→ **Dataset**
-- start --
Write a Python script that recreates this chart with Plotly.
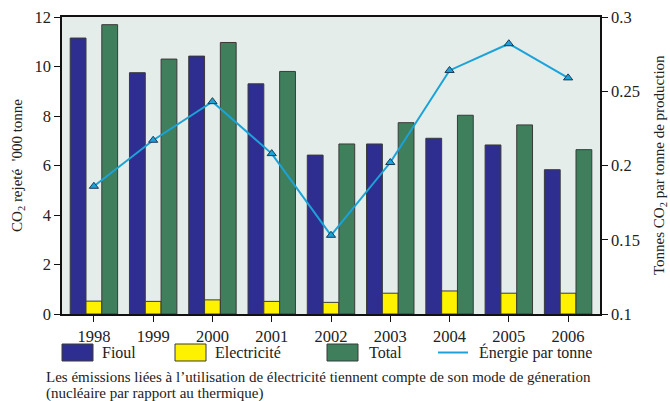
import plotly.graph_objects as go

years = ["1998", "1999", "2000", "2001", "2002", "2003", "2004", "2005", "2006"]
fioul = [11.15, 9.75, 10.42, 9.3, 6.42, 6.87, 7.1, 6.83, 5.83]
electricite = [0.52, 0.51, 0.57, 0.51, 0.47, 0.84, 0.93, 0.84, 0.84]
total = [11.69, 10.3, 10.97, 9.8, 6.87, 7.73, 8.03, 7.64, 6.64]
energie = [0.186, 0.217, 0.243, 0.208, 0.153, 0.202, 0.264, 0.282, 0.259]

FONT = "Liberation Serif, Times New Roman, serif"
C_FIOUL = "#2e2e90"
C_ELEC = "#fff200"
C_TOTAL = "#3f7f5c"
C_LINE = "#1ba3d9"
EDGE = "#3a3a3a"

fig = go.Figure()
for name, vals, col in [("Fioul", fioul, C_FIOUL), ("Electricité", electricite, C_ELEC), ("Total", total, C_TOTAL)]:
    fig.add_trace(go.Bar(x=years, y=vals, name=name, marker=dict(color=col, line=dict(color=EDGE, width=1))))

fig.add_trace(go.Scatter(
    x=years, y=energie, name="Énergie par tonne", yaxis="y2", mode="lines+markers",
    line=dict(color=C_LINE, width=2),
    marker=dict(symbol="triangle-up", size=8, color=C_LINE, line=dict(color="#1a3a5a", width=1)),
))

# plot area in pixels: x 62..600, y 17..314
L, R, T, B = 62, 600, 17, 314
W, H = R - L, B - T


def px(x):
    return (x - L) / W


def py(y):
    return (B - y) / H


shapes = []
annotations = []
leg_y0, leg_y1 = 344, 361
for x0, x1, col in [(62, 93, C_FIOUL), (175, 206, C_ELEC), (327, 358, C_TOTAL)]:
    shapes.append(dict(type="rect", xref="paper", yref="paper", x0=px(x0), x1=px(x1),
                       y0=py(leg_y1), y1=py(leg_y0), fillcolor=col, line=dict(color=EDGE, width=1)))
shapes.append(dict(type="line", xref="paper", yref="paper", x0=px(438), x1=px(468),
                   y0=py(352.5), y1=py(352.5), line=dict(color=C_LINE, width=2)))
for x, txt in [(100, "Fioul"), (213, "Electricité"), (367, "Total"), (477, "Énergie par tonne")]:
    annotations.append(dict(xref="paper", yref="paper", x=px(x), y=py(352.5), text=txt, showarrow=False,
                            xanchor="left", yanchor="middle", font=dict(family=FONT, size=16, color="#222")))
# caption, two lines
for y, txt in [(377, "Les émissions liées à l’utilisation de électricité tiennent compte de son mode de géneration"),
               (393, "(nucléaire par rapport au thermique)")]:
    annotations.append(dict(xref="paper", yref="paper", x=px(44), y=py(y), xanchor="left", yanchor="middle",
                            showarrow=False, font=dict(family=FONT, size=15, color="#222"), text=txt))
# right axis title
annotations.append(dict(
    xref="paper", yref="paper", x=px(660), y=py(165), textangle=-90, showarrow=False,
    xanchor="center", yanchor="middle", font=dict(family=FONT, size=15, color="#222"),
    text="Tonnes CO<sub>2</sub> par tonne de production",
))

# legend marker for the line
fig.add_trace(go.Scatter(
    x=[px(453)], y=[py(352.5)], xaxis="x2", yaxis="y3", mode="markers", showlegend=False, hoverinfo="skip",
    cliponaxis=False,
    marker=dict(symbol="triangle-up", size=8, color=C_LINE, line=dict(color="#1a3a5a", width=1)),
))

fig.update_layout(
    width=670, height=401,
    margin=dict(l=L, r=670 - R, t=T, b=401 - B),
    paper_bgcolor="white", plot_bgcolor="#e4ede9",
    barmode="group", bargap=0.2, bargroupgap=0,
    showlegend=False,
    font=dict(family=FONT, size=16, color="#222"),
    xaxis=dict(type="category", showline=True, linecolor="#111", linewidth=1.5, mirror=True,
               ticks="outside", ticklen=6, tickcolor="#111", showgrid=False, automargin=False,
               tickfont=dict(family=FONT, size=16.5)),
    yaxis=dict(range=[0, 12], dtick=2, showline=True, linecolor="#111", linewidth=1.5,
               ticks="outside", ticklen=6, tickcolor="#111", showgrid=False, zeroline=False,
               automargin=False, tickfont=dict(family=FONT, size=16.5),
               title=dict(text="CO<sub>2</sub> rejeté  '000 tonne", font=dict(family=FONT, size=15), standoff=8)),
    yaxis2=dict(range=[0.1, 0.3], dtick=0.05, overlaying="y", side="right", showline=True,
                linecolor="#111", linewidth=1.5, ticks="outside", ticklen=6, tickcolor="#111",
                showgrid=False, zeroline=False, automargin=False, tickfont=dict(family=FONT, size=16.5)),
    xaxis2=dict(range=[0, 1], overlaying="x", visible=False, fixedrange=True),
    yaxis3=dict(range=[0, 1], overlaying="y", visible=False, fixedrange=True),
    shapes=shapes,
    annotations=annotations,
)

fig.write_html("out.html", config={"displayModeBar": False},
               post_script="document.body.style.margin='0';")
-- end --
-- start --
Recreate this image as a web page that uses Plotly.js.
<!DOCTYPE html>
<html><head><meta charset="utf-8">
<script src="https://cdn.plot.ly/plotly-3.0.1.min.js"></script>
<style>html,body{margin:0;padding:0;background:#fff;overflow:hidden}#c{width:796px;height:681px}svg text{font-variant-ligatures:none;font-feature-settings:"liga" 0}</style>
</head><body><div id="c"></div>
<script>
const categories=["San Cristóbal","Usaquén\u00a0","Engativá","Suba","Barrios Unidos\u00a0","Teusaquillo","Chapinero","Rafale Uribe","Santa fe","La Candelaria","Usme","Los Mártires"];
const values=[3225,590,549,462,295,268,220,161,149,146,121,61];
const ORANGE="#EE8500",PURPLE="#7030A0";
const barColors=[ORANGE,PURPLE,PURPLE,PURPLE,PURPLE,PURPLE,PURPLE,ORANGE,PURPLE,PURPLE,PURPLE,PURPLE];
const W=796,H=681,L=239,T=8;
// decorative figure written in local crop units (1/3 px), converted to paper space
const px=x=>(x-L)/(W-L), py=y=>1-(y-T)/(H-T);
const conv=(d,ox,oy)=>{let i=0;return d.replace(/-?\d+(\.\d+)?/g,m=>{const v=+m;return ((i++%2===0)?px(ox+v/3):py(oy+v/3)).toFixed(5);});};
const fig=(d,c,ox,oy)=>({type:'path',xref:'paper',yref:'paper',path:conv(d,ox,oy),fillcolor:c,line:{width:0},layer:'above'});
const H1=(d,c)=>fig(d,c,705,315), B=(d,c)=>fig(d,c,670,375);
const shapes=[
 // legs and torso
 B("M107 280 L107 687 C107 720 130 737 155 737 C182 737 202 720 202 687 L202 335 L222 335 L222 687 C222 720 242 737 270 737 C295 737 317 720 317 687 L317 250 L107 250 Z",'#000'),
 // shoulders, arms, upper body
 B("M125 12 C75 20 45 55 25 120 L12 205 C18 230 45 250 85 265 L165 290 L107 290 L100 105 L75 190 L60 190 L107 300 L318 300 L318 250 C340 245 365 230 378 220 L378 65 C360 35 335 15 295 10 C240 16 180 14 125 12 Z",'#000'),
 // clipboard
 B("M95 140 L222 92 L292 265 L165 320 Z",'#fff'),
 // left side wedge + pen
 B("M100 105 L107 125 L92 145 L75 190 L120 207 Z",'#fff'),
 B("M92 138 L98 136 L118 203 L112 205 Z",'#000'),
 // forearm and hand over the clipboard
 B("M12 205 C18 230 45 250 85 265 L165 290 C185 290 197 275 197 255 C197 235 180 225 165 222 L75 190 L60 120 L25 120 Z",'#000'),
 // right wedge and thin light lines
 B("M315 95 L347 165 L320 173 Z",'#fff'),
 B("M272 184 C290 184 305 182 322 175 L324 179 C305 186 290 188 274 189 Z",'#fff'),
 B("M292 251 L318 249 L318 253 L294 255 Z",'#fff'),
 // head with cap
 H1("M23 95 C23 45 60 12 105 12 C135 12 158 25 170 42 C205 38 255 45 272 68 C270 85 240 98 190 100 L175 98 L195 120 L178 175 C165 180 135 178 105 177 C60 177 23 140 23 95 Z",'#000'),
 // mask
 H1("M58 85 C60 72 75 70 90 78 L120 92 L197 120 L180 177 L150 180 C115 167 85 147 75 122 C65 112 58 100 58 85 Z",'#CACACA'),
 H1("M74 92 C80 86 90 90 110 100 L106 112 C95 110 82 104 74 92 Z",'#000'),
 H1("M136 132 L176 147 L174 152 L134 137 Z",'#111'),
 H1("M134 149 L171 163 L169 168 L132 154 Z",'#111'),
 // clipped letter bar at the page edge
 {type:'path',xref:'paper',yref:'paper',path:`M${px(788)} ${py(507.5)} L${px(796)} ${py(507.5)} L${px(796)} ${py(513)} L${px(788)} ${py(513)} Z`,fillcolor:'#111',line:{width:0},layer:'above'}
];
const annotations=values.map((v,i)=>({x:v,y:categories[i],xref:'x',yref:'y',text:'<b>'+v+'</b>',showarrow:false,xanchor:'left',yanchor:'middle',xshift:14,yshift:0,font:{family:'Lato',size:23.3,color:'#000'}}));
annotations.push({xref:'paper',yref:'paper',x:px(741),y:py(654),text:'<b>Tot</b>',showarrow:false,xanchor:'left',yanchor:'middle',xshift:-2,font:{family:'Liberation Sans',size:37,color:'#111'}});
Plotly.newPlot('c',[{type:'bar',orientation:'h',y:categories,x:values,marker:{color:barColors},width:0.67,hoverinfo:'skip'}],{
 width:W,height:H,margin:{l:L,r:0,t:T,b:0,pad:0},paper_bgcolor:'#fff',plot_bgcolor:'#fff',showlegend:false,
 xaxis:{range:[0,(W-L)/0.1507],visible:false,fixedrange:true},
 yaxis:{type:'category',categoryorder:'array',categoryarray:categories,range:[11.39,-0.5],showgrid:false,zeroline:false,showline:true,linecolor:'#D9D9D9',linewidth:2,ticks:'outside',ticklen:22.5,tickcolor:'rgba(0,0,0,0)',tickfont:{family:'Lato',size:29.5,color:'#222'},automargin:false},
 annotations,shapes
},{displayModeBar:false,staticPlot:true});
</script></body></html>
-- end --
-- start --
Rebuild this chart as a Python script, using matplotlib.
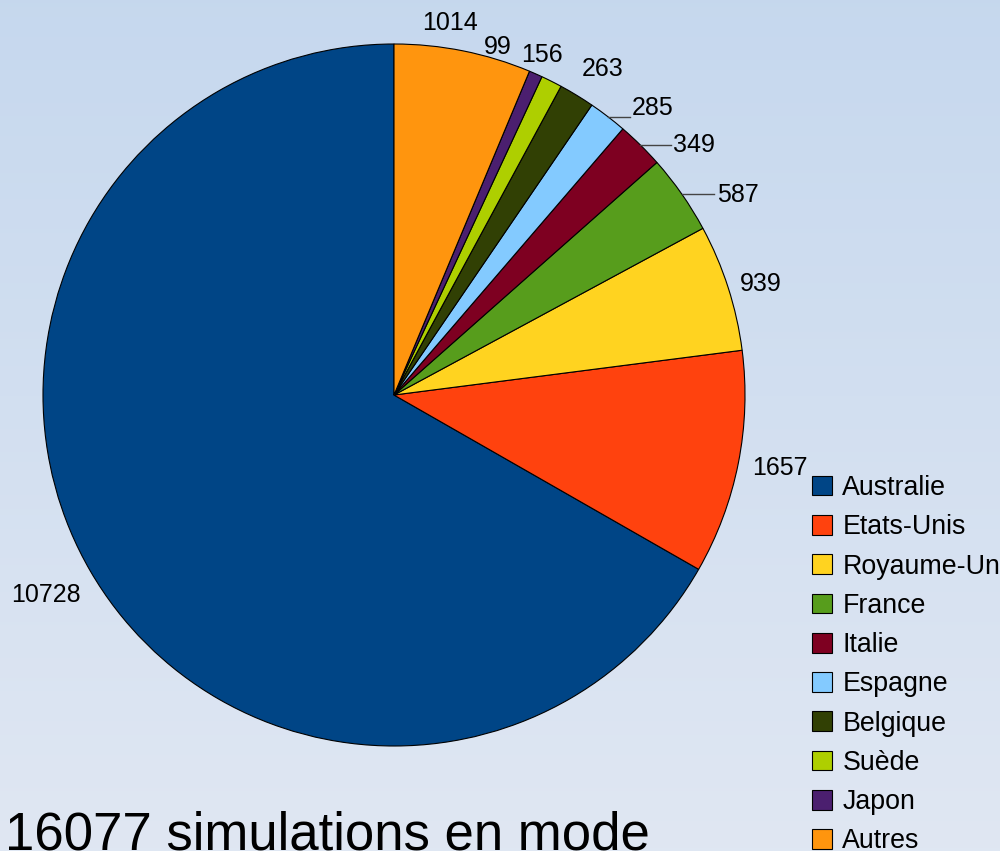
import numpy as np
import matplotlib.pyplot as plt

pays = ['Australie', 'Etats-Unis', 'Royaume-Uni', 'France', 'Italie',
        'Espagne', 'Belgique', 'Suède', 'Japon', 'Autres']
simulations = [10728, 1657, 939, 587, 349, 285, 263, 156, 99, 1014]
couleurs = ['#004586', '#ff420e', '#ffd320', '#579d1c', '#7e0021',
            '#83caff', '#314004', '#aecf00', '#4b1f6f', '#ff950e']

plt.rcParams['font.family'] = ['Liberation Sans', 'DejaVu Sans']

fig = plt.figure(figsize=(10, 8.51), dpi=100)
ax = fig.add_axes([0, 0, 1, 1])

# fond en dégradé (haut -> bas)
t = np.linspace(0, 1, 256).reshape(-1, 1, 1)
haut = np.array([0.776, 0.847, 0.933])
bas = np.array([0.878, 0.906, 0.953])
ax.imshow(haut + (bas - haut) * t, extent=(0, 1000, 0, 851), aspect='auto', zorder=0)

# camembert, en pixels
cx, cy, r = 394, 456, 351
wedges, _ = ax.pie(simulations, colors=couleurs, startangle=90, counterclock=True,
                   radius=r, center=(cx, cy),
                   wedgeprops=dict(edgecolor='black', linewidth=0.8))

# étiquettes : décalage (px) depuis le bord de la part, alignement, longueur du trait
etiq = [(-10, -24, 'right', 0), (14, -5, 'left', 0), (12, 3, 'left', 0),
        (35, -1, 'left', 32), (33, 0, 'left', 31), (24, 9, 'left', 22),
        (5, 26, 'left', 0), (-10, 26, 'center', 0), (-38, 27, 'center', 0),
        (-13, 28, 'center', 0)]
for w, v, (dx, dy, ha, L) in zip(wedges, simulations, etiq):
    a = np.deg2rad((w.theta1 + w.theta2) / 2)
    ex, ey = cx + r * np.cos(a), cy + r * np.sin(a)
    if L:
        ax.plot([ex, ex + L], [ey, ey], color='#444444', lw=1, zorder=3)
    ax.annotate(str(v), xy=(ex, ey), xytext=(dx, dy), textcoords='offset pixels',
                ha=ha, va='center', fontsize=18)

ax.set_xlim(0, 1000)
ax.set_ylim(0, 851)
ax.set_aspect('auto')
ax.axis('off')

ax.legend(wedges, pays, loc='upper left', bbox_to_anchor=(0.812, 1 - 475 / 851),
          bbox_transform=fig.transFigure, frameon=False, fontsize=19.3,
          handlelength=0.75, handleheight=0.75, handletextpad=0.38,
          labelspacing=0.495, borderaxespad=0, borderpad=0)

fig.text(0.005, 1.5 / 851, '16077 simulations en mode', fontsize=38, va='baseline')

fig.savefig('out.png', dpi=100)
-- end --
→ **What you are asked to do**
Beginning at the line above that contains "Write a Python", repeat each line exactly through the one that contains "import plotly.graph_objects as go", and leave out the pictures.

→ **Exercise result**
Write a Python script that recreates this chart with Plotly.
import plotly.graph_objects as go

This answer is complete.